Cette dernière partie s’est épanouie au sein d’ALITHILA grâce à Adrienne Petit avec qui nous avons développé le groupe Philogynie polémique qui est à l’origine de plusieurs manifestations et publications scientifiques. Nous souhaitons mettre en valeur un discours non misogyne sur la représentation des femmes dans une double perspective : identifier les biais d’exclusion de ces textes et mettre en valeur cette production moins bien connue. C’est l’étude des textes de Guillaume Postel qui m’a incitée à inclure la question du genre dans mes perspectives de recherche. Ses deux ouvrages, Les merveilleuses victoires des femmes du nouveau monde (1553) et La vergine venetiana (1554) ouvrent la question de l’altération à la question des genres et permet de lier les problématiques de représentations de l’islam et de l’arabe à celle des représentations des femmes dans les discours majoritaires.
En marge du projet IUF, même si c’est finalement assez lié, je participe au à un Cross disciplinary project qui porte sur la vulnérabilité situationnelle regroupe des collègues de nombreuses facultés. Je travaille plus particulièrement avec le groupe qui réunit des juristes, des psychologues, un philosophe et Fiona McIntosh, comparatiste d’ALITHILA et moi-même. Je porte de plus un sous-projet intitulé Vulnérabilité et discours normatif qui est financé par l’Université de Lille. La question des normes et de la vulnérabilité permet d’inscrire mes préoccupations premières dans un cadre théorique plus vaste qui met en valeur la notion d’altération.

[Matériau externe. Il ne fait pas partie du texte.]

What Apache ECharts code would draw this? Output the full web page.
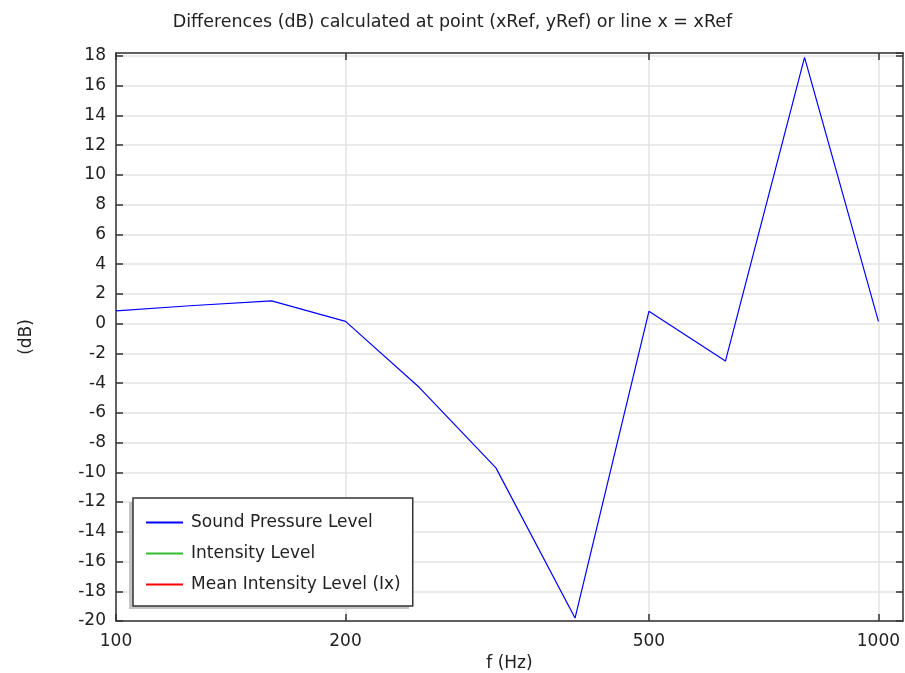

Toutes ces pistes continuent de m’occuper aujourd’hui même si la part de temps consacrée à la recherche est bien moindre lorsqu’on sort du confortable statut de membre de l’IUF. La période dorée que l’Institut m’a offerte a constitué une bienheureuse et fructueuse période de recherche qui, même si c’est à un rythme moins soutenu, se poursuivra dans les nombreuses directions qu’elle a ouvertes.